Di fronte ai terrificanti reportage che da più di un anno fanno conoscere quale sia l’inaccettabile, mostruosa realtà quotidiana della Striscia di Gaza e della Cisgiordania, mentre la terza guerra mondiale a pezzi nell’infuocato Medio Oriente si è allargata anche al Libano, allo Yemen, alla Siria e all’Iraq, le voci di pace restano invariabilmente inascoltate dai governanti dell’Occidente.
Eppure le prese di posizione color arcobaleno si stanno moltiplicando. Solo per restare alle ultime in ordine di tempo, nel primo fine settimana di novembre sono scesi in tante piazze italiane gli attivisti e i simpatizzanti di Emergency. Mentre alla Galleria dell’Accademia di Firenze, in uno dei musei più famosi del pianeta, uno striscione con scritto “End now Israeli occupation, apartheid, genocide” ha abbracciato la statua del David di Michelangelo con le bandiere rosso, bianco, verdi e nere della Palestina.
Il flash mob è durato pochi minuti, il museo non ha chiamato le forze dell’ordine e non ha fatto denuncia. Anche perché l’iniziativa di protesta è stata accolta dagli applausi dei visitatori cosmopoliti della Galleria.
Tutto è successo alla vigilia della giornata “Stop genocide day”, promossa in 25 atenei dalla Rete Università e Ricerca per la Palestina, un coordinamento nazionale che si è formato per denunciare la complicità delle istituzioni italiane con il genocidio in corso del popolo palestinese da parte di Israele.

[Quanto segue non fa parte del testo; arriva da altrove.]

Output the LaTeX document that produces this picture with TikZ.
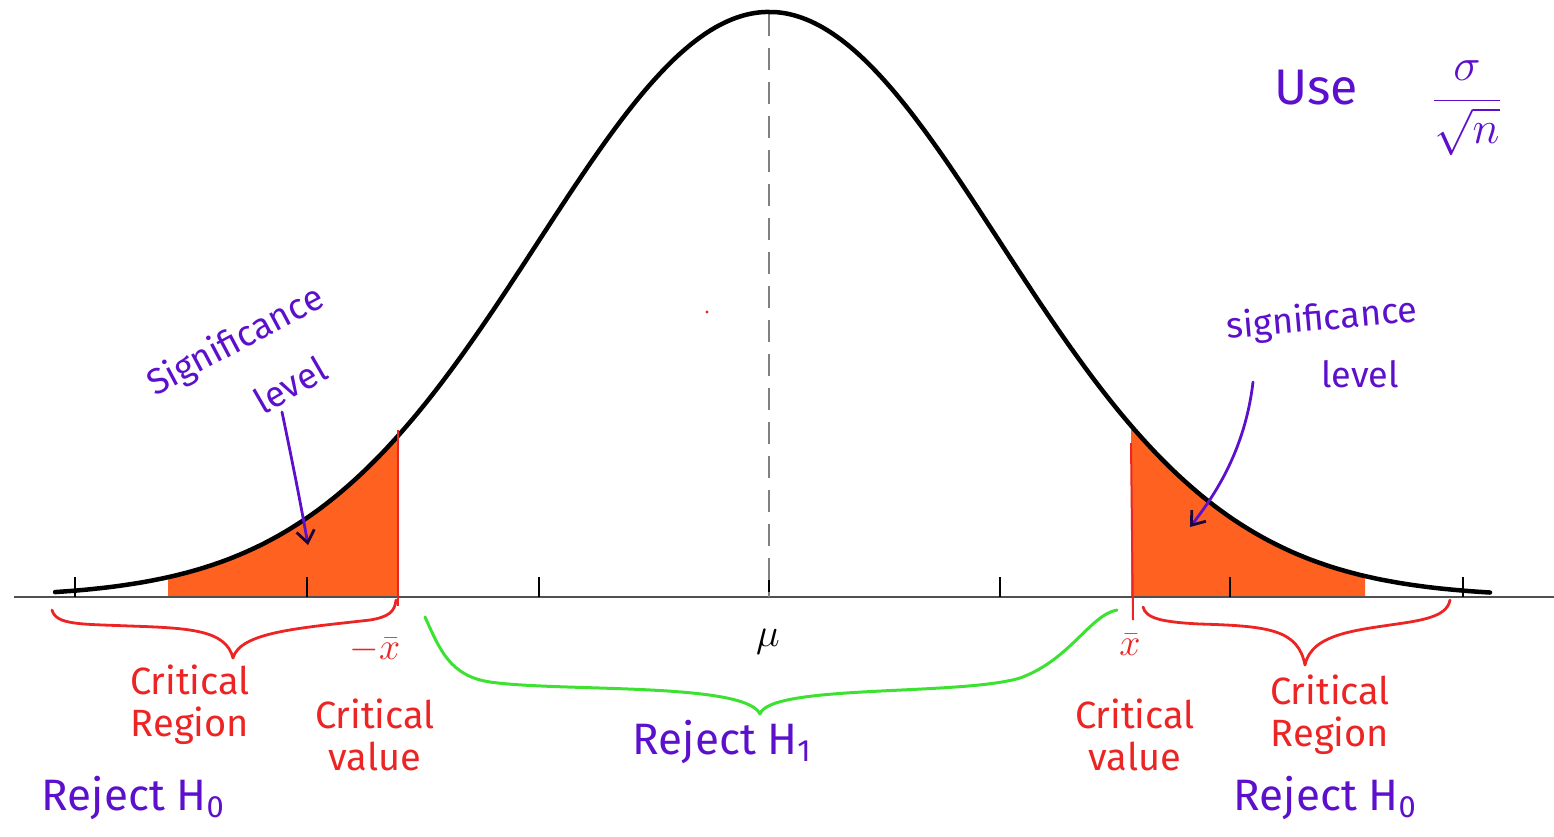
\RequirePackage{fix-cm}
\documentclass[tikz,border=0pt]{standalone}
\usepackage{fontspec}
\setmainfont{Fira Sans}
\usetikzlibrary{arrows.meta}
\definecolor{fillorange}{RGB}{255,98,32}
\definecolor{hred}{RGB}{236,36,36}
\definecolor{hgreen}{RGB}{60,225,50}
\definecolor{hpurple}{RGB}{92,16,204}
\definecolor{axisgray}{RGB}{80,80,80}
\tikzset{
  declare function={gy(\x)=597-585*exp(-0.5*((\x-769)/231)^2);},
  curveline/.style={line width=4.5pt,black,line cap=round},
  axisline/.style={line width=2.5pt,axisgray},
  tickline/.style={line width=2.5pt,black},
  redline/.style={line width=2.8pt,hred,line cap=round,line join=round},
  greenline/.style={line width=3pt,hgreen,line cap=round,line join=round},
  purplearrow/.style={line width=2.8pt,hpurple,line cap=round,-{Straight Barb[length=12pt,width=18pt,color=black!70!hpurple]}},
  redlabel/.style={hred,align=center,font=\fontsize{38}{42}\selectfont},
  purplelabel/.style={hpurple,align=center,font=\fontsize{44}{48}\selectfont},
  siglabel/.style={hpurple,align=center,font=\fontsize{36}{40}\selectfont},
}
\begin{document}
\begin{tikzpicture}[x=1pt,y=-1pt]
\useasboundingbox (0,0) rectangle (1554,836);
% shaded tails
\fill[fillorange] (168,597) -- plot[domain=168:398,samples=60] (\x,{gy(\x)}) -- (398,597) -- cycle;
\fill[fillorange] (1131,597) -- plot[domain=1131:1365,samples=60] (\x,{gy(\x)}) -- (1365,597) -- cycle;
% axis
\draw[axisline] (14,597) -- (1554,597);
% ticks
\foreach \t/\n in {75/t1,307/t2,539/t3,769/t4,1000/t5,1230/t6,1463/t7}
  \draw[tickline] (\t,577) -- (\t,597) coordinate (\n);
% dashed mean line
\coordinate (top) at (769,14);
\draw[line width=2.5pt,gray,dash pattern=on 22pt off 12pt] (top) -- (t4);
% curve
\draw[curveline] plot[domain=55:1490,samples=240,smooth] (\x,{gy(\x)});
% critical value lines
\coordinate (cvLtop) at (398,430);
\coordinate (cvLbot) at (398,606);
\coordinate (cvRtop) at (1131,443);
\coordinate (cvRbot) at (1133,620);
\draw[line width=2pt,hred] (cvLtop) -- (cvLbot);
\draw[line width=2pt,hred] (cvRtop) -- (cvRbot);
% stray dot
\fill[hred] (707,312) circle (1.6pt);
% braces
\coordinate (bL1) at (52,610);
\coordinate (bL2) at (396,600);
\draw[redline] (bL1) .. controls (56,625) and (80,624) .. (130,626)
  .. controls (190,628) and (226,630) .. (233,658)
  .. controls (240,632) and (300,628) .. (370,620)
  .. controls (388,617) and (395,612) .. (bL2);
\coordinate (bG1) at (425,617);
\coordinate (bG2) at (1117,610);
\draw[greenline] (bG1) .. controls (440,650) and (450,676) .. (490,682)
  .. controls (560,692) and (745,682) .. (760,714)
  .. controls (770,684) and (960,696) .. (1020,678)
  .. controls (1070,660) and (1090,615) .. (bG2);
\coordinate (bR1) at (1143,607);
\coordinate (bR2) at (1450,600);
\draw[redline] (bR1) .. controls (1146,618) and (1160,622) .. (1200,624)
  .. controls (1270,626) and (1298,630) .. (1305,665)
  .. controls (1312,632) and (1360,630) .. (1410,622)
  .. controls (1440,617) and (1448,610) .. (bR2);
% labels
\node[redlabel] (xbarL) at (375,650) {$-\bar{x}$};
\node[redlabel] (critregL) at (190,705) {Critical\\Region};
\node[redlabel] (critvalL) at (375,735) {Critical\\value};
\node[purplelabel] (rejH0L) at (133,798) {Reject H\textsubscript{0}};
\node[font=\fontsize{40}{44}\selectfont] (mu) at (768,642) {$\mu$};
\node[purplelabel] (rejH1) at (722,742) {Reject H\textsubscript{1}};
\node[redlabel] (xbarR) at (1130,645) {$\bar{x}$};
\node[redlabel] (critvalR) at (1135,735) {Critical\\value};
\node[redlabel] (critregR) at (1330,715) {Critical\\Region};
\node[purplelabel] (rejH0R) at (1325,798) {Reject H\textsubscript{0}};
\node[hpurple,font=\fontsize{50}{56}\selectfont] (use) at (1316,88) {Use};
\node[hpurple,font=\fontsize{46}{52}\selectfont] (frac) at (1467,108) {$\displaystyle\frac{\sigma}{\sqrt{n}}$};
% significance labels
\node[siglabel,rotate=28] (sigL1) at (236,342) {Significance};
\node[siglabel,rotate=30] (sigL2) at (290,385) {level};
\node[siglabel,rotate=5] (sigR1) at (1322,320) {significance};
\node[siglabel] (sigR2) at (1360,374) {level};
% arrows
\coordinate (aL1) at (282,412);
\coordinate (aL2) at (308,545);
\coordinate (aR1) at (1253,382);
\coordinate (aR2) at (1190,527);
\draw[purplearrow] (aL1) .. controls (292,460) and (300,500) .. (aL2);
\draw[purplearrow] (aR1) .. controls (1245,450) and (1215,495) .. (aR2);
\end{tikzpicture}
\end{document}
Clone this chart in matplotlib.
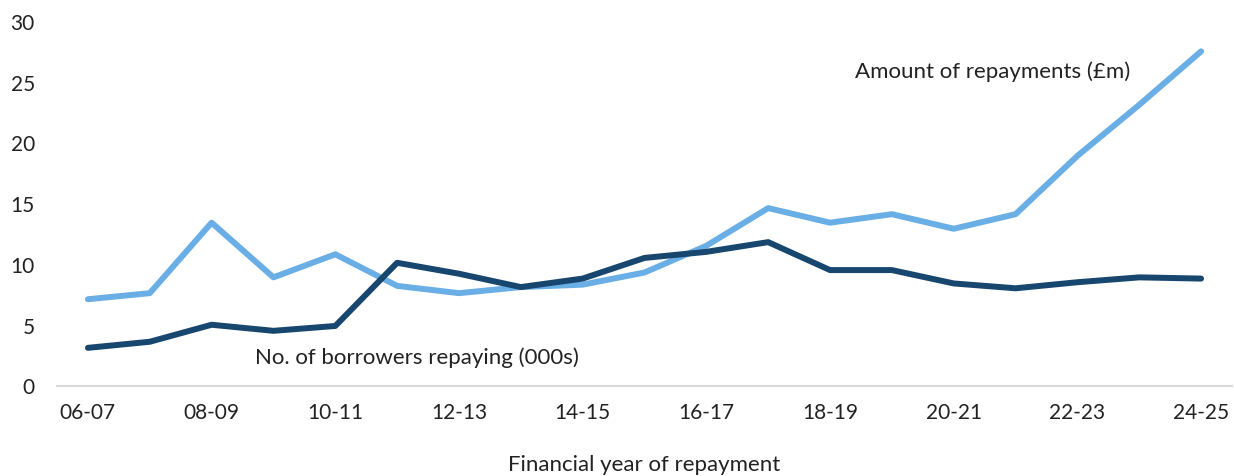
import matplotlib.pyplot as plt
import numpy as np

years = ["06-07", "07-08", "08-09", "09-10", "10-11", "11-12", "12-13", "13-14", "14-15", "15-16",
         "16-17", "17-18", "18-19", "19-20", "20-21", "21-22", "22-23", "23-24", "24-25"]
borrowers = [3.1, 3.6, 5.0, 4.5, 4.9, 10.1, 9.2, 8.1, 8.8, 10.5,
             11.0, 11.8, 9.5, 9.5, 8.4, 8.0, 8.5, 8.9, 8.8]
amount = [7.1, 7.6, 13.4, 8.9, 10.8, 8.2, 7.6, 8.1, 8.3, 9.3,
          11.5, 14.6, 13.4, 14.1, 12.9, 14.1, 18.9, 23.1, 27.5]

plt.rcParams['font.family'] = ['Lato', 'DejaVu Sans']

fig = plt.figure(figsize=(12.34, 4.77), dpi=100)
ax = fig.add_axes([57 / 1234, 1 - 386.5 / 477, (1232 - 57) / 1234, (386.5 - 22) / 477])

x = np.arange(len(years))
ax.plot(x, amount, color="#6aaee6", lw=4.3, solid_capstyle="round", solid_joinstyle="round")
ax.plot(x, borrowers, color="#17466f", lw=4.3, solid_capstyle="round", solid_joinstyle="round")

ax.set_xlim(-0.5, 18.5)
ax.set_ylim(0, 30)
ax.set_yticks(range(0, 31, 5))
ax.set_xticks(x[::2])
ax.set_xticklabels(years[::2])
ax.tick_params(length=0, labelsize=15, colors="#222222")
ax.tick_params(axis="y", pad=16)
ax.tick_params(axis="x", pad=12)
for s in ["top", "right", "left"]:
    ax.spines[s].set_visible(False)
ax.spines["bottom"].set_color("#d9d9d9")
ax.spines["bottom"].set_linewidth(1.5)

ax.text(12.4, 25.9, "Amount of repayments (£m)", fontsize=16, color="#222222", va="center")
ax.text(2.7, 2.4, "No. of borrowers repaying (000s)", fontsize=16, color="#222222", va="center")
ax.set_xlabel("Financial year of repayment", fontsize=16, color="#222222", labelpad=23)

fig.savefig("out.png", dpi=100)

Le richieste e gli obiettivi della mobilitazione sono chiari: “Un immediato e permanente cessate il fuoco, l’interruzione delle forniture di armi a Israele da parte dell’Italia, e la sospensione degli accordi accademici con gli atenei e le aziende israeliane, fino a che non si otterrà la fine del genocidio e del regime di apartheid e occupazione in Cisgiordania”.